The Fate of Eston Kohver Shows Putin’s Contempt for Obama By David Pryce-Jones —
http://www.nationalreview.com/node/422953/print
The appeasement of Iran in respect of its nuclear development is so likely to be the prelude to future violence that other danger-spots are overlooked. Vladimir Putin’s imperialist Russia is bearing down on Estonia, formerly occupied by Communist Russia and now independent and a member of the EU and NATO. Last September, President Obama visited this Baltic State, and gave an assurance that NATO’s doctrine of collective defense would be applicable in the event of Russian aggression. Only two days later, a Russian strong-arm squad crossed the border, and on Estonian territory kidnapped Eston Kohver, an Estonian security agent. Taken illegally to Russia, he was held in prison, for all we know in the former KGB and now FSB’s Lubianka headquarters itself, where tens of thousands of innocent victims have met their fates.

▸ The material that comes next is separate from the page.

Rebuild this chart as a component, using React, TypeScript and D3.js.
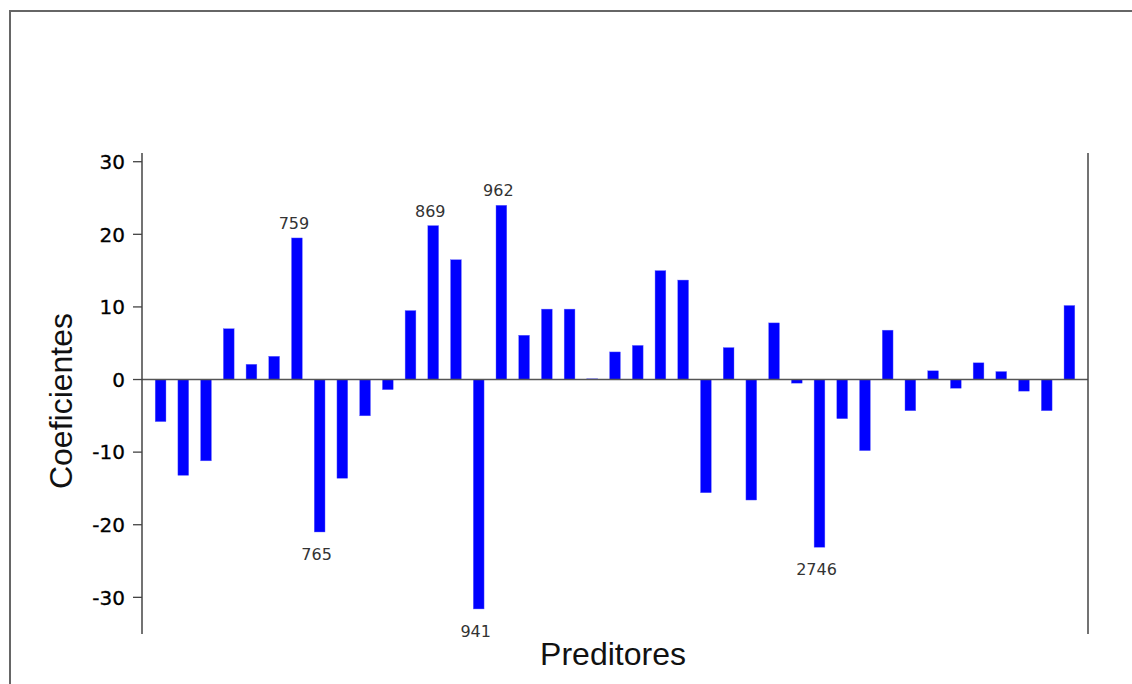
import React from "react";
import * as d3 from "d3";

// coefficient per predictor, read left to right
const coefficients = [
  -5.8, -13.2, -11.2, 7.0, 2.1, 3.2, 19.5, -21.0, -13.6, -5.0, -1.4, 9.5, 21.2,
  16.5, -31.6, 24.0, 6.1, 9.7, 9.7, 0.1, 3.8, 4.7, 15.0, 13.7, -15.6, 4.4,
  -16.6, 7.8, -0.5, -23.1, -5.4, -9.8, 6.8, -4.3, 1.2, -1.2, 2.3, 1.1, -1.6,
  -4.3, 10.2,
];

// only the outstanding predictors carry a label
const predictorLabels = [
  "", "", "", "", "", "", "759", "765", "", "", "", "", "869", "", "941",
  "962", "", "", "", "", "", "", "", "", "", "", "", "", "", "2746", "", "",
  "", "", "", "", "", "", "", "", "",
];

const yTicks = [-30, -20, -10, 0, 10, 20, 30];

const axisColor = "#444";
const tickFont = "'DejaVu Sans', Verdana, sans-serif";
const titleFont = "'Liberation Sans', Arial, sans-serif";

export default function App() {
  const width = 1132;
  const height = 684;
  const left = 142;
  const right = 1088;
  const top = 153;
  const bottom = 634;

  const x = d3
    .scaleBand<number>()
    .domain(d3.range(coefficients.length))
    .range([left, right])
    .paddingInner(0.525)
    .paddingOuter(0.58);

  const y = d3.scaleLinear().domain([-35.05, 31.2]).range([bottom, top]);

  return (
    <svg
      width={width}
      height={height}
      style={{ position: "absolute", left: 0, top: 0, background: "white" }}
    >
      <rect
        x={10}
        y={11}
        width={width + 20}
        height={height + 20}
        fill="white"
        stroke="#666"
        strokeWidth={2}
      />

      {/* bars */}
      <g>
        {coefficients.map((v, i) => (
          <rect
            key={i}
            x={x(i)}
            y={Math.min(y(v), y(0))}
            width={x.bandwidth()}
            height={Math.max(Math.abs(y(v) - y(0)), 1)}
            fill="#0000ff"
            stroke="#6a6aff"
            strokeWidth={0.4}
          />
        ))}
      </g>

      {/* zero line */}
      <line
        x1={left}
        x2={right}
        y1={y(0)}
        y2={y(0)}
        stroke="#555"
        strokeWidth={1.3}
      />

      {/* axes */}
      <line x1={left} x2={left} y1={top} y2={bottom} stroke={axisColor} strokeWidth={1.5} />
      <line x1={right} x2={right} y1={top} y2={bottom} stroke={axisColor} strokeWidth={1.5} />
      {yTicks.map((t) => (
        <g key={t} transform={`translate(${left}, ${y(t)})`}>
          <line x1={-9} x2={0} stroke={axisColor} strokeWidth={1.3} />
          <text
            x={-17}
            dy="0.36em"
            textAnchor="end"
            fontFamily={tickFont}
            fontSize={20}
            fill="#000"
            stroke="#000"
            strokeWidth={0.3}
          >
            {t}
          </text>
        </g>
      ))}

      {/* predictor labels */}
      {coefficients.map((v, i) =>
        predictorLabels[i] ? (
          <text
            key={`l${i}`}
            x={(x(i) as number) + x.bandwidth() / 2 - 3}
            y={v >= 0 ? y(v) - 9 : y(v) + 28}
            textAnchor="middle"
            fontFamily={tickFont}
            fontSize={16}
            fill="#333"
          >
            {predictorLabels[i]}
          </text>
        ) : null
      )}

      {/* titles */}
      <text
        x={613}
        y={665}
        textAnchor="middle"
        fontFamily={titleFont}
        fontSize={32}
        fill="#111"
      >
        Preditores
      </text>
      <text
        transform={`translate(72, 401) rotate(-90)`}
        textAnchor="middle"
        fontFamily={titleFont}
        fontSize={32}
        fill="#111"
      >
        Coeficientes
      </text>
    </svg>
  );
}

According to international law, the hijacking of a bona fide official of another state is cause for war. But Obama’s grandiloquent speech proved mere verbiage. Nobody much put in a good word for Eston Kohver. The crime was hardly reported. Presumably the mainstream media did not like to dwell on the open and public humiliation of the president of the United States or the failure of NATO to rise to the challenge. After a lot of prevarication, NATO has announced that a spearhead force of 4,000 troops will be stationed in the Baltic republics. So feeble a response has once more encouraged Putin to do his worst. Eston Kohver has been brought before a court in Moscow, where in one of those Soviet-era trumped-up and pre-judged trials lasting half an hour, he has been sentenced to fifteen years in a hard labor camp, and the payment of a sum of money.

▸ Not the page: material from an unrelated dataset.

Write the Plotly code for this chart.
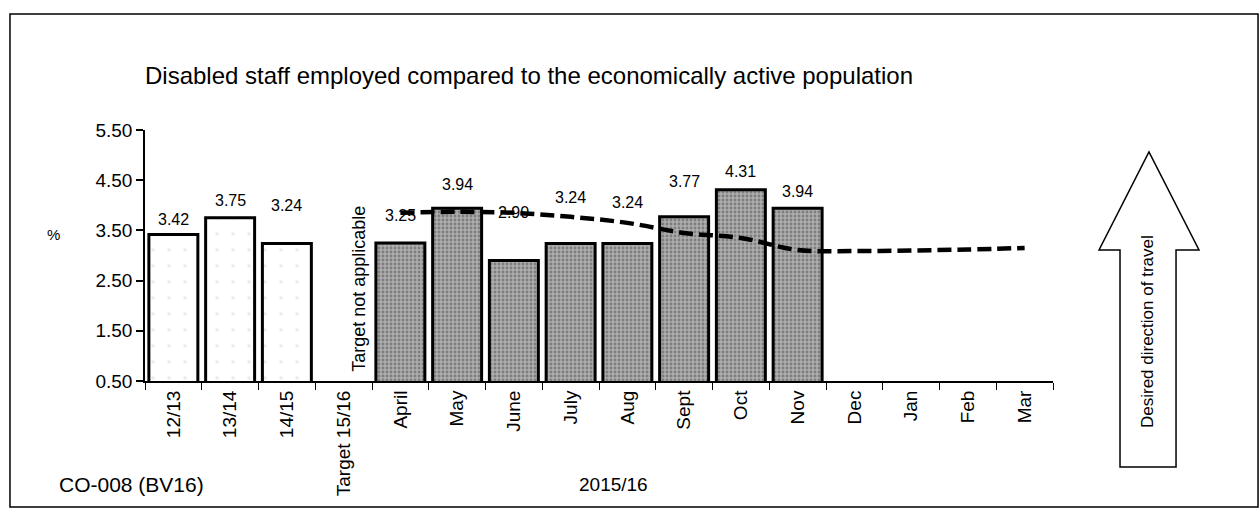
import plotly.graph_objects as go

# ---- data ----
categories = ["12/13", "13/14", "14/15", "Target 15/16", "April", "May", "June",
              "July", "Aug", "Sept", "Oct", "Nov", "Dec", "Jan", "Feb", "Mar"]
annual_cats = ["12/13", "13/14", "14/15"]
annual_values = [3.42, 3.75, 3.24]
month_cats = ["April", "May", "June", "July", "Aug", "Sept", "Oct", "Nov",
              "Dec", "Jan", "Feb", "Mar"]
month_values = [3.25, 3.94, 2.90, 3.24, 3.24, 3.77, 4.31, 3.94, None, None, None, None]
target_values = [3.85, 3.87, 3.85, 3.77, 3.65, 3.45, 3.35, 3.11, 3.09, 3.10, 3.12, 3.15]
y_ticks = [0.5, 1.5, 2.5, 3.5, 4.5, 5.5]

# label lift above bar top (px), styling only
annual_lift = [15, 17, 38]
month_lift = [27, 24, 48, 46, 41, 35, 18, 17]

FONT = "Arial, Liberation Sans, sans-serif"

fig = go.Figure()
fig.add_trace(go.Bar(
    x=annual_cats, y=annual_values,
    marker=dict(color="white", line=dict(color="black", width=3),
                pattern=dict(shape=".", fgcolor="#d8d8d8", bgcolor="white",
                             size=16, solidity=0.04)),
    showlegend=False, hoverinfo="x+y"))
fig.add_trace(go.Bar(
    x=month_cats, y=month_values,
    marker=dict(color="#a8a8a8", line=dict(color="black", width=3),
                pattern=dict(shape=".", fgcolor="#505050", bgcolor="#adadad",
                             size=4, solidity=0.4)),
    showlegend=False, hoverinfo="x+y"))
fig.add_trace(go.Scatter(
    x=month_cats, y=target_values, mode="lines",
    line=dict(color="black", width=4.5, dash="14px,6px", shape="spline"),
    showlegend=False, hoverinfo="x+y"))

# value labels
for c, v, lift in zip(annual_cats, annual_values, annual_lift):
    fig.add_annotation(x=c, y=v, text=f"{v:.2f}", showarrow=False,
                       xanchor="center", yanchor="middle", yshift=lift,
                       font=dict(family=FONT, size=16, color="black"))
for c, v, lift in zip(month_cats, month_values, month_lift):
    if v is None:
        continue
    fig.add_annotation(x=c, y=v, text=f"{v:.2f}", showarrow=False,
                       xanchor="center", yanchor="middle", yshift=lift,
                       font=dict(family=FONT, size=16, color="black"))

fig.add_annotation(x="Target 15/16", y=2.33, text="Target not applicable",
                   textangle=-90, showarrow=False, xshift=15,
                   xanchor="center", yanchor="middle",
                   font=dict(family=FONT, size=18, color="black"))

# texts in paper coords
def paper_text(x, y, text, size, angle=0):
    fig.add_annotation(xref="paper", yref="paper", x=x, y=y, text=text,
                       textangle=angle, showarrow=False,
                       xanchor="center", yanchor="middle",
                       font=dict(family=FONT, size=size, color="black"))

paper_text(0.4229, 1.219,
           "Disabled staff employed compared to the economically active population", 24)
paper_text(-0.1013, 0.5817, "%", 15)
paper_text(-0.0154, -0.414, "CO-008 (BV16)", 21)
paper_text(0.5165, -0.414, "2015/16", 19)
paper_text(1.1035, 0.199, "Desired direction of travel", 17, angle=-90)

# outer border and arrow
fig.add_shape(type="rect", xref="paper", yref="paper",
              x0=-0.1487, x1=1.2258, y0=-0.502, y1=1.462,
              line=dict(color="black", width=1.5), fillcolor="rgba(0,0,0,0)")
fig.add_shape(type="path", xref="paper", yref="paper",
              path="M 1.0738 -0.3426 L 1.0738 0.5219 L 1.0507 0.5219 L 1.1057 0.9124 "
                   "L 1.1608 0.5219 L 1.1355 0.5219 L 1.1355 -0.3426 Z",
              line=dict(color="black", width=1.5), fillcolor="white")

fig.update_layout(
    width=1260, height=522,
    margin=dict(l=145, r=207, t=130, b=141),
    paper_bgcolor="white", plot_bgcolor="white",
    barmode="overlay", bargap=0.137,
    font=dict(family=FONT, color="black"),
    xaxis=dict(type="category", categoryorder="array", categoryarray=categories,
               range=[-0.5, 15.5], tickangle=-90, tickson="boundaries",
               ticks="outside", ticklen=7, tickcolor="black", tickwidth=1,
               showline=True, linecolor="black", linewidth=2, showgrid=False,
               automargin=False,
               tickfont=dict(family=FONT, size=19, color="black")),
    yaxis=dict(range=[0.5, 5.5], tickvals=y_ticks, tickformat=".2f",
               ticks="outside", ticklen=7, tickcolor="black", tickwidth=1.5,
               showline=True, linecolor="black", linewidth=1.5, showgrid=False,
               zeroline=False, automargin=False,
               tickfont=dict(family=FONT, size=19, color="black")),
)

fig.write_html("out.html", config={"displayModeBar": False},
               post_script="document.body.style.margin='0px';document.body.style.overflow='hidden';")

Evidently Putin takes it for granted that he can treat Obama with an impunity that is nothing short of contempt. Rulers such as Putin, or for that matter Ayatollah Khamenei in Iran, will always pursue imperial ambitions if there is no cost to doing so. The practice of statecraft is what it has always been. Without the protection of a greater power prepared to put more than 4,000 token troops into the field, smaller countries like Estonia on the one hand and the Gulf emirates on the other pay the price under threat of colonization.